Interestingly, even the New York Times gave the Swedes some semi-favorable coverage.
Here are some excerpts from a column by David Wallace-Wells.
…the country followed a radical, contrarian public health path. Its hands-off approach to Covid-19 mitigation — no stay-at-home orders to begin with, and no mask mandates later on — was one that many on the pandemic left quickly derided as sadistic public policy…those who believe the pandemic response went overboard have been excitedly sharing charts purporting to show that Sweden “won” the pandemic — in theory, a vindication for public health libertarianism. …The Swedish national government leaned heavily into its quasi-libertarian messaging, emphasizing the individual responsibility of its citizens and avoiding national stay-at-home orders and most other forms of intrusive mandates. …But there wasn’t an absence of guidance, just an absence of mandates. …In the end, “what the ‘Swedish model’ really suggests is that pandemic mitigation measures can be effectively deployed in a respectful, largely noncoercive way,” Francois Balloux wrote recently.

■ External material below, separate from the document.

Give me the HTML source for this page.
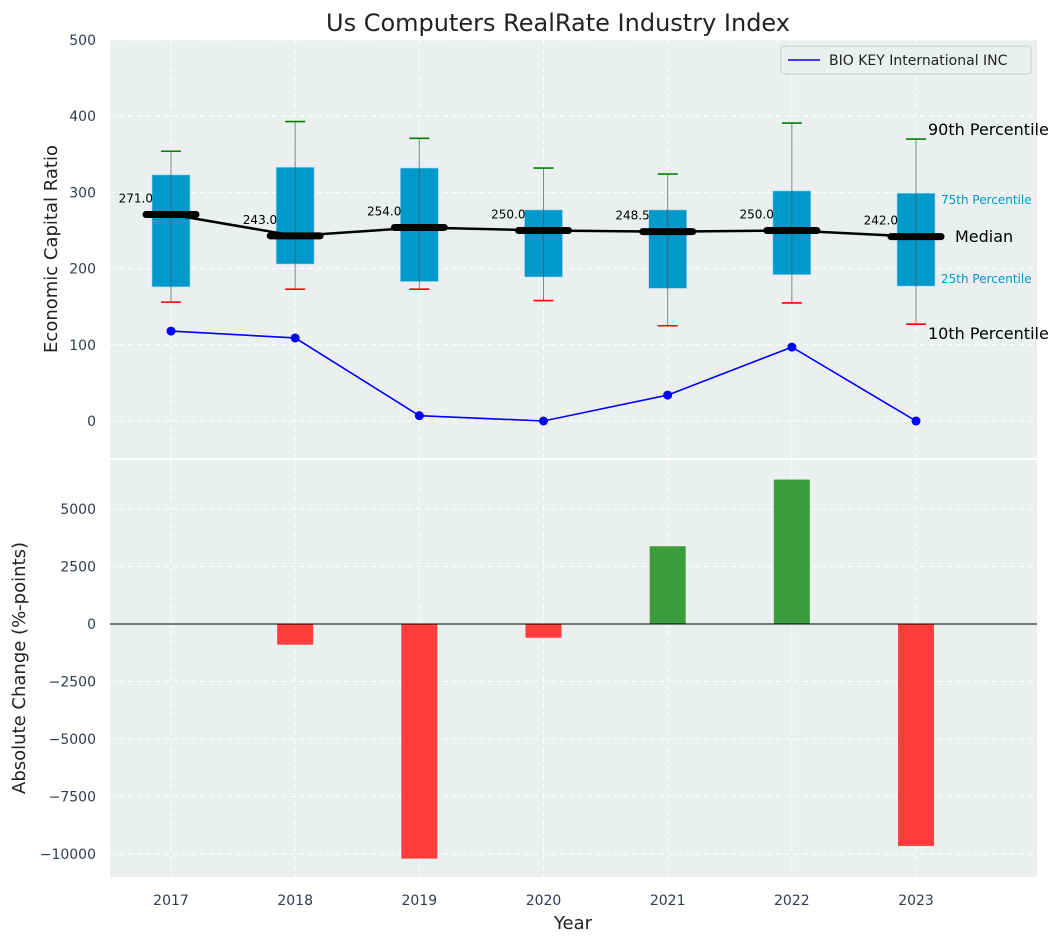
<!DOCTYPE html>
<html><head><meta charset="utf-8"><style>
body{margin:0;background:#fff;}
svg{display:block;font-family:"DejaVu Sans","Liberation Sans",sans-serif;}
</style></head><body>
<svg id="chart" width="1063" height="942" xmlns="http://www.w3.org/2000/svg"></svg>
<script>
const years = [2017,2018,2019,2020,2021,2022,2023];
const q1 = [176,206,183,189,174,192,177];
const q3 = [323,333,332,277,277,302,299];
const p10 = [156,173,173,158,125,155,127];
const p90 = [354,393,371,332,324,391,370];
const medians = [271,243,254,250,248.5,250,242];
const medianLabels = ["271.0","243.0","254.0","250.0","248.5","250.0","242.0"];
const company = [118,109,7,0,34,97,0];
const changes = [0,-900,-10200,-600,3380,6280,-9650];
const topTicks = [0,100,200,300,400,500];
const botTicks = [-10000,-7500,-5000,-2500,0,2500,5000];

const svg = document.getElementById('chart');
const NS = 'http://www.w3.org/2000/svg';
function mk(tag, attrs, parent){const e=document.createElementNS(NS,tag);for(const k in attrs)e.setAttribute(k,attrs[k]);(parent||svg).appendChild(e);return e;}
const X0=110,X1=1037;
const xs = i => 171 + i*124.17;
const yT = v => 421 - v*0.762;
const yB = v => 624 - v*0.023;

// panels
let p=mk('rect',{x:X0,y:40,width:X1-X0,height:418,fill:'#eceff0'});

p=mk('rect',{x:X0,y:460,width:X1-X0,height:417,fill:'#eceff0'});


// grids
years.forEach((y,i)=>{
  mk('line',{x1:xs(i),x2:xs(i),y1:40,y2:458,stroke:'#fff','stroke-dasharray':'5,4','stroke-width':1});
  mk('line',{x1:xs(i),x2:xs(i),y1:460,y2:877,stroke:'#fff','stroke-dasharray':'5,4','stroke-width':1});
  let t=mk('text',{x:xs(i),y:905,'text-anchor':'middle','font-size':14,fill:'#2c3e50'});t.textContent=y;
  
});
topTicks.forEach(v=>{
  mk('line',{x1:X0,x2:X1,y1:yT(v),y2:yT(v),stroke:'#fff','stroke-dasharray':'5,4'});
  let t=mk('text',{x:96,y:yT(v)+5,'text-anchor':'end','font-size':14,fill:'#2c3e50'});t.textContent=v;
  
});
botTicks.forEach(v=>{
  mk('line',{x1:X0,x2:X1,y1:yB(v),y2:yB(v),stroke:'#fff','stroke-dasharray':'5,4'});
  let t=mk('text',{x:96,y:yB(v)+5,'text-anchor':'end','font-size':14,fill:'#2c3e50'});t.textContent=v<0?'\u2212'+Math.abs(v):v;
  
});

// boxes
years.forEach((y,i)=>{
  const x=xs(i);
  let b=mk('rect',{x:x-19,y:yT(q3[i]),width:38,height:yT(q1[i])-yT(q3[i]),fill:'#0099cc',stroke:'#a8d8ea','stroke-width':0.6});
  
  mk('line',{x1:x,x2:x,y1:yT(p10[i]),y2:yT(p90[i]),stroke:'#555','stroke-opacity':0.7,'stroke-width':1});
  let c=mk('line',{x1:x-10,x2:x+10,y1:yT(p90[i]),y2:yT(p90[i]),stroke:'green','stroke-width':1.6});
  
  c=mk('line',{x1:x-10,x2:x+10,y1:yT(p10[i]),y2:yT(p10[i]),stroke:'red','stroke-width':1.6});
  
});
// median line
let ml=mk('polyline',{points:medians.map((m,i)=>xs(i)+','+yT(m)).join(' '),fill:'none',stroke:'#000','stroke-width':2.5});

medians.forEach((m,i)=>{
  let s=mk('line',{x1:xs(i)-25,x2:xs(i)+25,y1:yT(m),y2:yT(m),stroke:'#000','stroke-width':7,'stroke-linecap':'round'});
  
  let t=mk('text',{x:xs(i)-18,y:yT(m)-12,'text-anchor':'end','font-size':12,fill:'#000'});t.textContent=medianLabels[i];
  
});
// company line
let cl=mk('polyline',{points:company.map((v,i)=>xs(i)+','+yT(v)).join(' '),fill:'none',stroke:'blue','stroke-width':1.6});

company.forEach((v,i)=>{
  let d=mk('circle',{cx:xs(i),cy:yT(v),r:4.5,fill:'blue'});
  
});
// annotations
const ann=[['90th Percentile',928,135,16,'#000'],['75th Percentile',941,204,12,'#0099cc'],['Median',955,242,16,'#000'],['25th Percentile',941,283,12,'#0099cc'],['10th Percentile',928,339,16,'#000']];
ann.forEach(a=>{let t=mk('text',{x:a[1],y:a[2],'font-size':a[3],fill:a[4]});t.textContent=a[0];
  });

// legend
let lg=mk('g',{});
mk('rect',{x:781,y:46,width:250,height:28,rx:3,fill:'#eceff0',stroke:'#ccc'},lg);
mk('line',{x1:788,x2:820,y1:60,y2:60,stroke:'blue','stroke-width':1.6},lg);
let lt=mk('text',{x:829,y:65,'font-size':14,fill:'#222'},lg);lt.textContent='BIO KEY International INC';

// bars
changes.forEach((v,i)=>{
  if(v===0)return;
  const y0=yB(0),y1=yB(v);
  let r=mk('rect',{x:xs(i)-18,y:Math.min(y0,y1),width:36,height:Math.abs(y1-y0),fill:v>0?'#3c9d3c':'#ff3d3d'});
  
});
mk('line',{x1:X0,x2:X1,y1:yB(0),y2:yB(0),stroke:'#000','stroke-width':1});

// titles
let t=mk('text',{x:558,y:31,'text-anchor':'middle','font-size':24,fill:'#222'});t.textContent='Us Computers RealRate Industry Index';

t=mk('text',{x:0,y:0,'text-anchor':'middle','font-size':18,fill:'#222',transform:'translate(57,249) rotate(-90)'});t.textContent='Economic Capital Ratio';

t=mk('text',{x:0,y:0,'text-anchor':'middle','font-size':18,fill:'#222',transform:'translate(25,668) rotate(-90)'});t.textContent='Absolute Change (%-points)';

t=mk('text',{x:573,y:929,'text-anchor':'middle','font-size':18,fill:'#222'});t.textContent='Year';

</script>
</body></html>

By the way, the article suggests that Sweden’s excess mortality numbers are not as good as reported by the Spectator, so it certainly should not be interpreted as an endorsement.
But, at the very least, Sweden was better than most peer nations.
And Swedes also got good results in terms of education, at least based on some early research.
The most high-profile Swedish study examining pandemic learning loss suggests that students in the country did not suffer at all compared to their prepandemic counterparts — a striking finding, and one that does seem to set the country apart.
Now let’s look at some of Fraser Nelson’s column in the U.K.-based Telegraph.
Anders Tegnell, Sweden’s state epidemiologist,…didn’t claim to be right. It would take years, he’d argue, to see who had jumped the right way. His calculation was that, on a whole-society basis, the collateral damage of lockdowns would outweigh what good they do. …Sweden…emerged with one of Europe’s lower Covid death tolls: the rate is 1,614 per million people, just over half the amount of Britain (2,335). …unlike Brits, they had a government that trusted them. …the lack of rules allowed for people to use their judgement while minimising economic and social damage. Sweden’s GDP fell by 2.9 per cent in 2020, while Britain’s collapsed by 9.4 per cent. The cost of the various Covid measures is best summed up by the debt mountain: an extra £8,400 per head in Britain, and £3,000 in Sweden. …there is no talk in Sweden about educational devastation.
So what’s the bottom line?
The honest answer is that we don’t know the ideal pandemic policy. There will be studies 10 years from now and 20 years from now that will give us a better understanding of the costs and benefits of different approaches.
For now, though, there seems to be good data that Sweden did a very good job minimizing overall excess deaths and an okay job of limiting deaths from the virus.
And they did that while minimizing the costs to childhood learning and getting better-than-average economic and fiscal outcomes. And don’t forget that they also gave people the freedom to choose, which is appealing for libertarians who believe freedom is a good outcome.
P.S. There’s another lesson to be learned, though it’s not about Sweden. In the United States, we learned that the FDA and CDC were ineffective and incompetent. Internationally, we learned the same thing about the WHO.